The way I’ve found to keep it consistent is to have everything in-universe be an Erfworld-style pun, but have everyone in-universe take everything very seriously. “The warrior formerly known as ‘prince'” genuinely wants to reclaim his homeland so he might don the purple robes and reign over his people. The Dwarves of Hard Rock are at odds with the Dwarves of Progressive Rock over how much Dwarven society should change, while the Dwarves of Glam Rock don’t care so long as they get paid.
I imagine that the dwarves of pop rock are still in the midst of their never-ending census.
Back in the high school days, I was blessed with a fairly serious player group… apart from one boy. He left the group shortly before our 3rd year, probably with good reason, but he will forever be a source of in-group humour.

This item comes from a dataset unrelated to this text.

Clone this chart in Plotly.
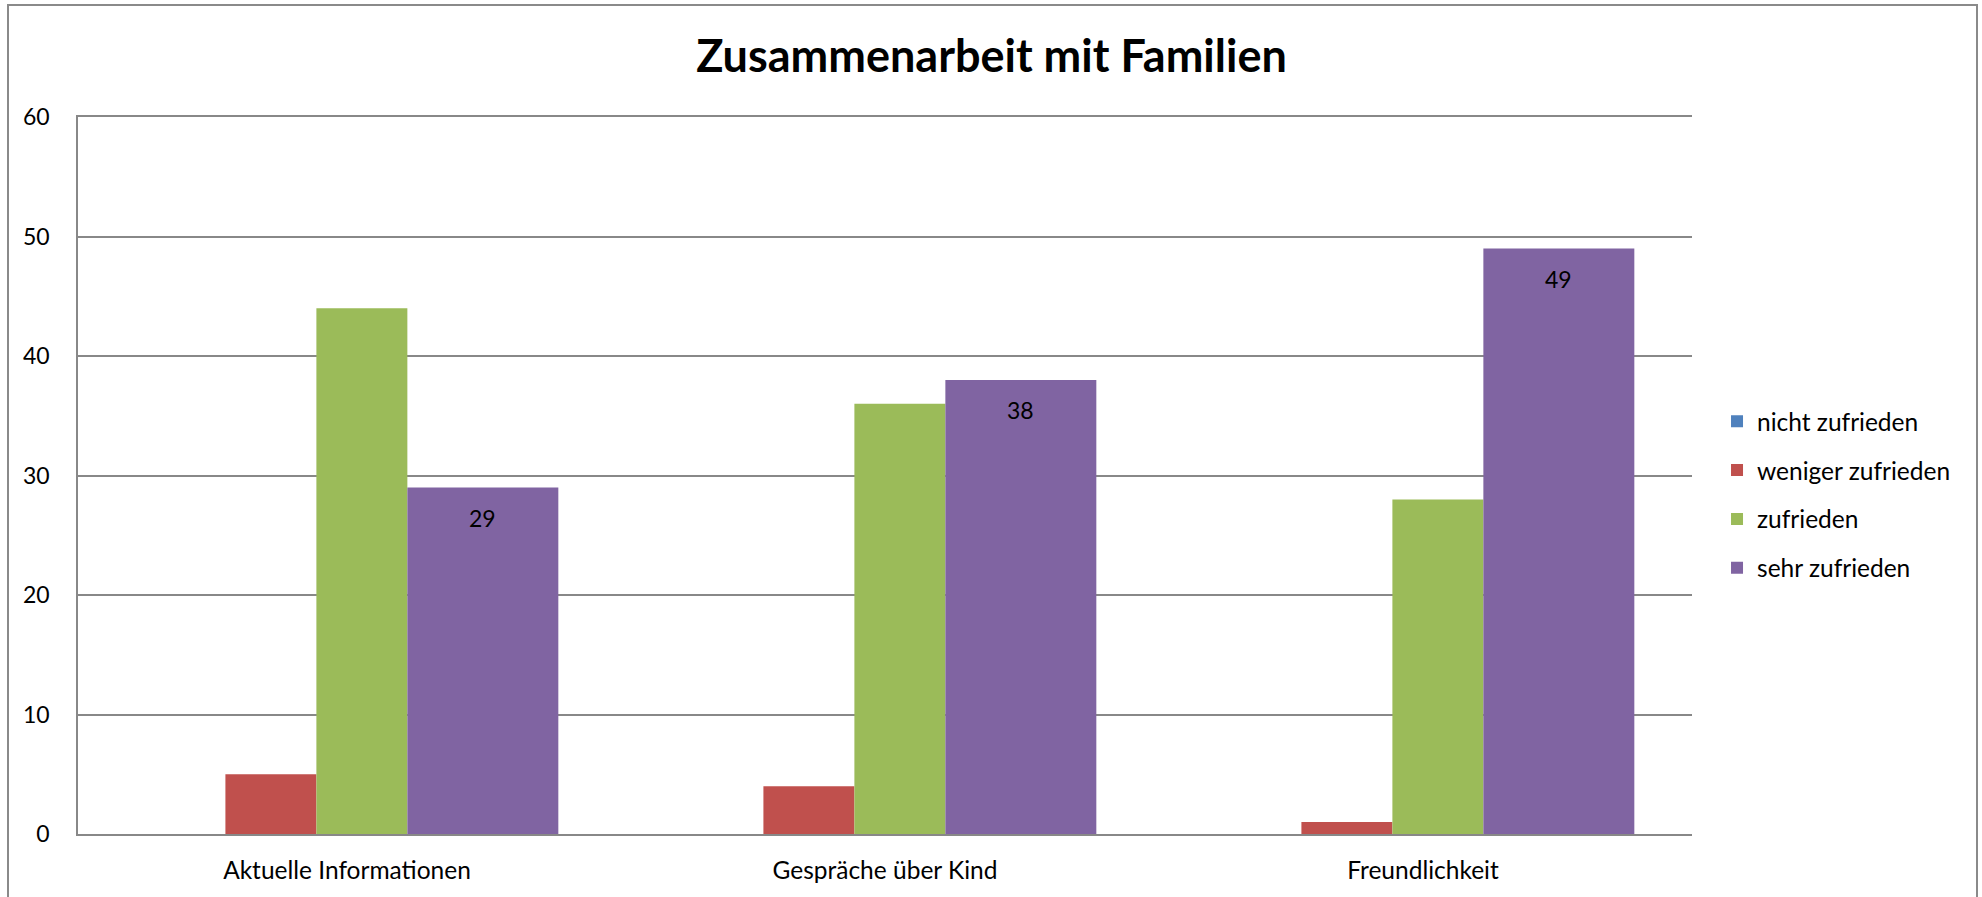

The main sample of this humour came from his wizard, Charles Xavier (a name we chose after I vetoed “Harry Potter.” Amongst other things, this fellow:
– was an abjurer, with a strong focus on offensive spells because “defensive magic is lame.”
– attacked the giant guardian statues protecting HIS HOME CITY, with a dagger.
– tried to borrow a dagger from the rest of his party.
– had his relatives killed to assume leadership of his noble house, then quit.
But most tone-shatteringly of all…
– responded to an Elvish queen’s statement that “you’re rather intelligent for a human” with “yes… I have intelligence 16!”
In retrospect, I feel a bit bad for him. He fell in with a bad crowd after he stopped playing with us, and I’ve always suspected that we forced him away somewhat. I mean, PvP within reason was very much allowed, but the human shield AND the blast-furnace incidents were a bit much. Nobody else in the group liked him as much as I did, and even I found him annoying, but still I feel that there was a failure on my part to attempt to bridge our differing expectations: his of casual, humorous play and mine/the other’s of at least an early attempt at grittiness.
Anyway, that went unexpectedly melancholic. Remember, people – solve clashes of tone together with the players, always have a session zero, and don’t lose friends over bad wrong fun.
For me, it’s as simple as people not playing along. It’s really hard to keep up roleplaying or acting in-character when nobody else is doing it, they’re all just describing their mechanical actions or having metagame discussion.